Intense experimental as well as computational investigations have revealed that mechanistically, the vinylcyclopropane rearrangement can be thought of as either a diradical-mediated two-step and/or orbital-symmetry-controlled pericyclic process. The amount by which each of the two mechanisms is operative is highly dependent on the substrate.
Due to its ability to form cyclopentene rings the vinylcyclopropane rearrangement has served several times as a key reaction in complex natural product synthesis.
In 1959, a young research chemist with Humble Oil and Refining (Esso, now Exxon) named Norman P. Neureiter was instructed to find new uses for the excess butadiene produced from one of the refinery processes. Discussions about carbene chemistry with one of the company's most respectable consultants at the time, William von Eggers Doering, then a professor at Yale, led the young Ph.D. graduate from Northwestern University to follow a recent procedure combining both, carbenes and butadiene. In particular the procedure described the reaction of 1,3-butadiene with carbenes generated from the action of base on chloroform or bromoform, which had been studied previously by Doering. Neureiter then took the resulting 1,1-dichloro-2,2-dimethylcyclopropane and under pyrolysis conditions (above 400 °C) discovered a rearrangement to 4,4-dichlorocyclopentene which today is considered to be the first thermal vinylcyclopropane-cyclopentene rearrangement in history.
The corresponding all-carbon version of the reaction was independently reported by Emanuel Vogel and Overberger & Borchert just one year after the Neureiter publication appeared.
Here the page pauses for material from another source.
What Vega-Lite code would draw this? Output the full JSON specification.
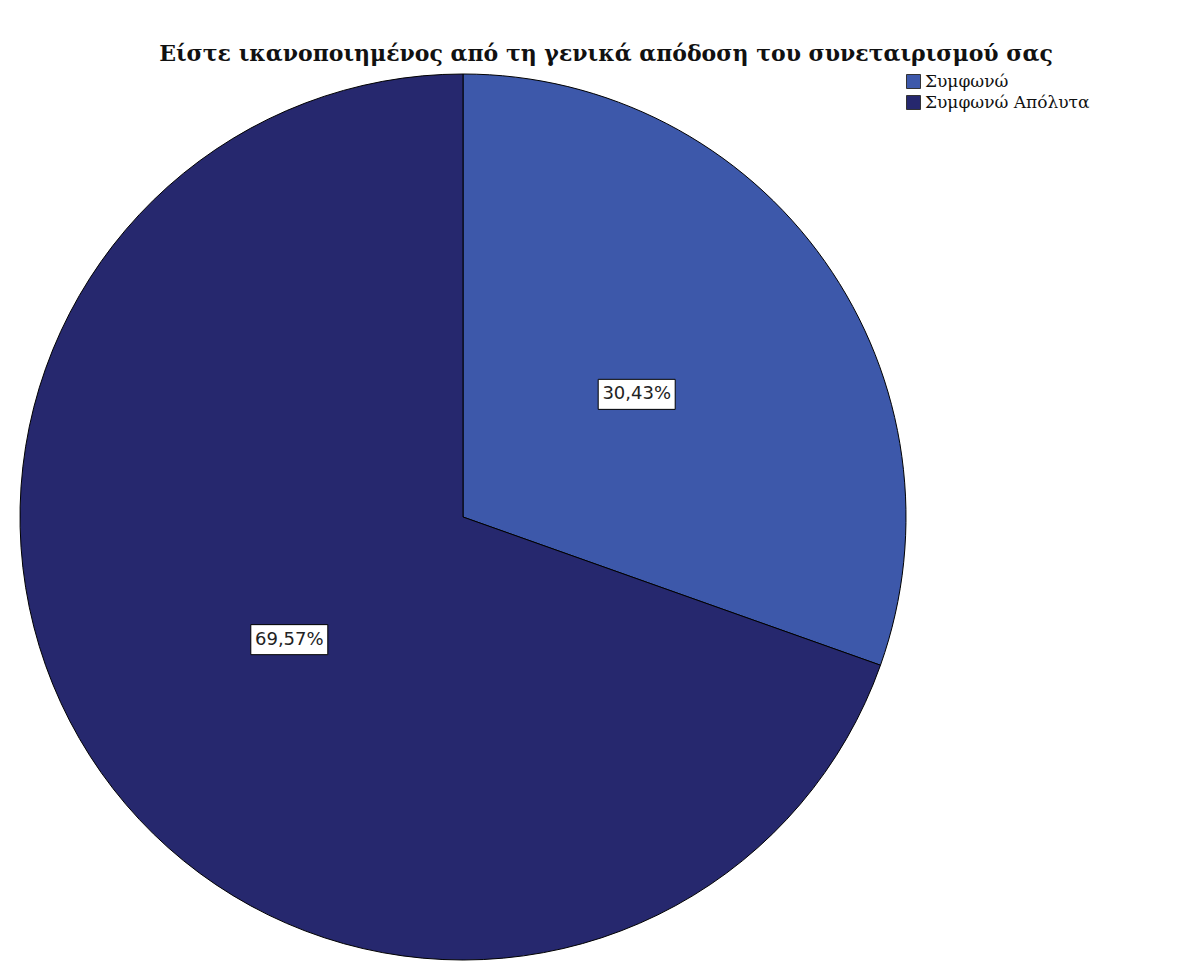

Interestingly Doering, although actively interacting with Humble Oil and Refining - and therefore also with Neureiter - as a consultant, in a 1963 publication stated the following : "CREDIT for discovery that vinylcyclopropane rearranges to cyclopentene is due to Overberger and Borchert, and Vogel et al., who appear to have developed several examples of the rearrangement independently." The development of further vinylcyclopropane rearrangement variants didn't take long as demonstrated by Atkinson & Rees in 1967, Lwowski in 1968. and Paladini & Chuche in 1971.
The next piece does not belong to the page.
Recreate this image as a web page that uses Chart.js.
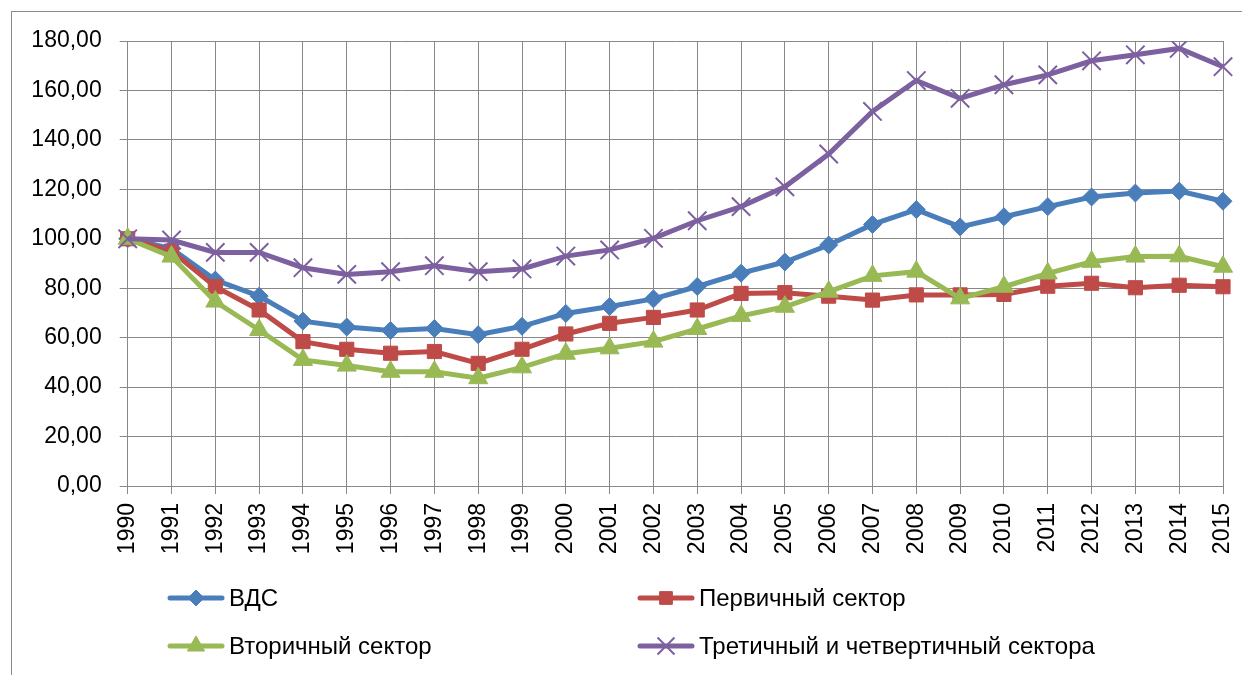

It is remarkable that the classical vinylcyclopropane rearrangement was discovered after two of its heteroatom variants had already been reported for almost 30 years and 12 years, respectively. Although it is believed that the vinylcylcopropane rearrangement must have occurred during Nikolay Demyanov's preparation of vinylcyclopropane by Hofmann elimination at elevated temperatures in 1922 The cyclopropylimine-pyrroline rearrangement by Cloke in 1929 and Wilson's cyclopropylcarbaldehyde-2,3-dihydrofuran rearrangement in 1947 are really the only examples of vinylcyclopropane-like rearrangements.